►

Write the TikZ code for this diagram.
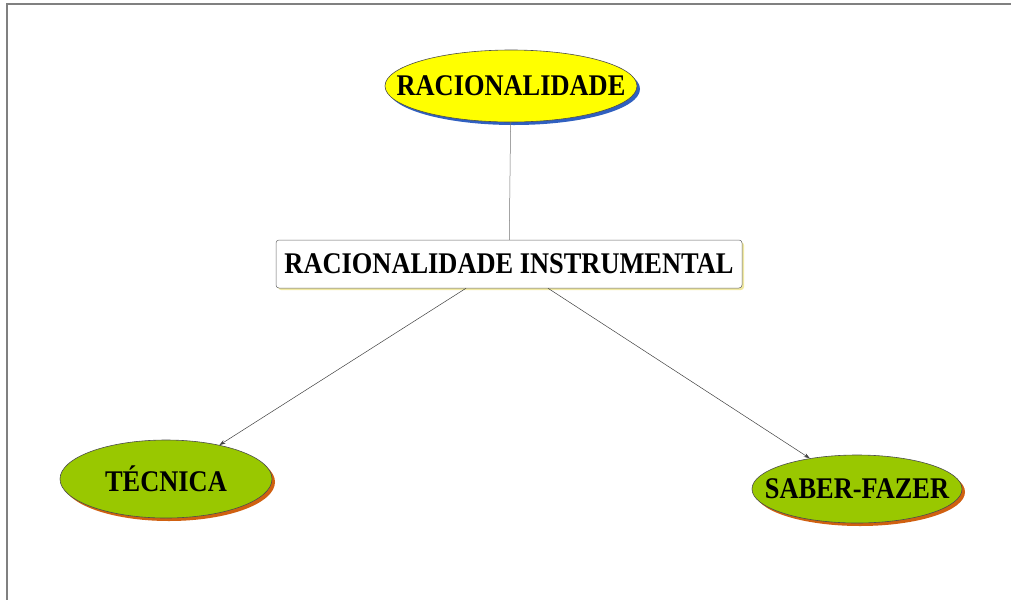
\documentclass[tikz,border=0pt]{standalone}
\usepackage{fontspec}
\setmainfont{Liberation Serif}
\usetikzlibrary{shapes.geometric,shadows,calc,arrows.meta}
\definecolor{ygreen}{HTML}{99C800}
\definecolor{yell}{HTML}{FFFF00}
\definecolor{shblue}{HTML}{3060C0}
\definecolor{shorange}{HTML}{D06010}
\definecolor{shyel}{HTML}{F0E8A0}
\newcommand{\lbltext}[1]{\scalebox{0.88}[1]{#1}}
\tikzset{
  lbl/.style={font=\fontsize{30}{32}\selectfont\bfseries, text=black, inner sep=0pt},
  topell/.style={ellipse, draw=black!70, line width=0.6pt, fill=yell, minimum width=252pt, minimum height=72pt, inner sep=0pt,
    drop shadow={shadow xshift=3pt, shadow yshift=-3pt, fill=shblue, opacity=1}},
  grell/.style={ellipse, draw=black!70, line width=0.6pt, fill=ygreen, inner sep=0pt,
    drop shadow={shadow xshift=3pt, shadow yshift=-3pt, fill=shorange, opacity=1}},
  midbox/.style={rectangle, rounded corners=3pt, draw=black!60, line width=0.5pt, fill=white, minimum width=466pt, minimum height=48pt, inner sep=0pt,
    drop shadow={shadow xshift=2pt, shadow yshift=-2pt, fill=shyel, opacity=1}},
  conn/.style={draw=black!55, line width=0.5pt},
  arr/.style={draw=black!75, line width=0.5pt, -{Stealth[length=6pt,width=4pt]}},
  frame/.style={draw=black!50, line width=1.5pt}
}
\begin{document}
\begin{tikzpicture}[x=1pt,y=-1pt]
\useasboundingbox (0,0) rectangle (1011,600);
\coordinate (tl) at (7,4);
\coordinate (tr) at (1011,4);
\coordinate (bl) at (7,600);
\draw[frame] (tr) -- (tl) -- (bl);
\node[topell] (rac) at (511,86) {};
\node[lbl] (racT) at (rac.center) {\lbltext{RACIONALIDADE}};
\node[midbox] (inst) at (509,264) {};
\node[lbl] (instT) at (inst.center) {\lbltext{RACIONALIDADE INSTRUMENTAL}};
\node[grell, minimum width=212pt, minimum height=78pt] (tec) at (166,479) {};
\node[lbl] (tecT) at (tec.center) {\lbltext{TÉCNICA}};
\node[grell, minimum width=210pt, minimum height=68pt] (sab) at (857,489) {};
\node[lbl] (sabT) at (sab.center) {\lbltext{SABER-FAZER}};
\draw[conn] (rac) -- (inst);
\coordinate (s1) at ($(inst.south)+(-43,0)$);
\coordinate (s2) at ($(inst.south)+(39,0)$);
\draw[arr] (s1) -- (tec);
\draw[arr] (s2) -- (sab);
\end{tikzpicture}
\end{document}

◄

→ **OBJECTIVE**: Copy the material above exactly and drop the pictures.

→ **THE OUTPUT**:
Write the TikZ code for this diagram.
\documentclass[tikz,border=0pt]{standalone}
\usepackage{fontspec}
\setmainfont{Liberation Serif}
\usetikzlibrary{shapes.geometric,shadows,calc,arrows.meta}
\definecolor{ygreen}{HTML}{99C800}
\definecolor{yell}{HTML}{FFFF00}
\definecolor{shblue}{HTML}{3060C0}
\definecolor{shorange}{HTML}{D06010}
\definecolor{shyel}{HTML}{F0E8A0}
\newcommand{\lbltext}[1]{\scalebox{0.88}[1]{#1}}
\tikzset{
  lbl/.style={font=\fontsize{30}{32}\selectfont\bfseries, text=black, inner sep=0pt},
  topell/.style={ellipse, draw=black!70, line width=0.6pt, fill=yell, minimum width=252pt, minimum height=72pt, inner sep=0pt,
    drop shadow={shadow xshift=3pt, shadow yshift=-3pt, fill=shblue, opacity=1}},
  grell/.style={ellipse, draw=black!70, line width=0.6pt, fill=ygreen, inner sep=0pt,
    drop shadow={shadow xshift=3pt, shadow yshift=-3pt, fill=shorange, opacity=1}},
  midbox/.style={rectangle, rounded corners=3pt, draw=black!60, line width=0.5pt, fill=white, minimum width=466pt, minimum height=48pt, inner sep=0pt,
    drop shadow={shadow xshift=2pt, shadow yshift=-2pt, fill=shyel, opacity=1}},
  conn/.style={draw=black!55, line width=0.5pt},
  arr/.style={draw=black!75, line width=0.5pt, -{Stealth[length=6pt,width=4pt]}},
  frame/.style={draw=black!50, line width=1.5pt}
}
\begin{document}
\begin{tikzpicture}[x=1pt,y=-1pt]
\useasboundingbox (0,0) rectangle (1011,600);
\coordinate (tl) at (7,4);
\coordinate (tr) at (1011,4);
\coordinate (bl) at (7,600);
\draw[frame] (tr) -- (tl) -- (bl);
\node[topell] (rac) at (511,86) {};
\node[lbl] (racT) at (rac.center) {\lbltext{RACIONALIDADE}};
\node[midbox] (inst) at (509,264) {};
\node[lbl] (instT) at (inst.center) {\lbltext{RACIONALIDADE INSTRUMENTAL}};
\node[grell, minimum width=212pt, minimum height=78pt] (tec) at (166,479) {};
\node[lbl] (tecT) at (tec.center) {\lbltext{TÉCNICA}};
\node[grell, minimum width=210pt, minimum height=68pt] (sab) at (857,489) {};
\node[lbl] (sabT) at (sab.center) {\lbltext{SABER-FAZER}};
\draw[conn] (rac) -- (inst);
\coordinate (s1) at ($(inst.south)+(-43,0)$);
\coordinate (s2) at ($(inst.south)+(39,0)$);
\draw[arr] (s1) -- (tec);
\draw[arr] (s2) -- (sab);
\end{tikzpicture}
\end{document}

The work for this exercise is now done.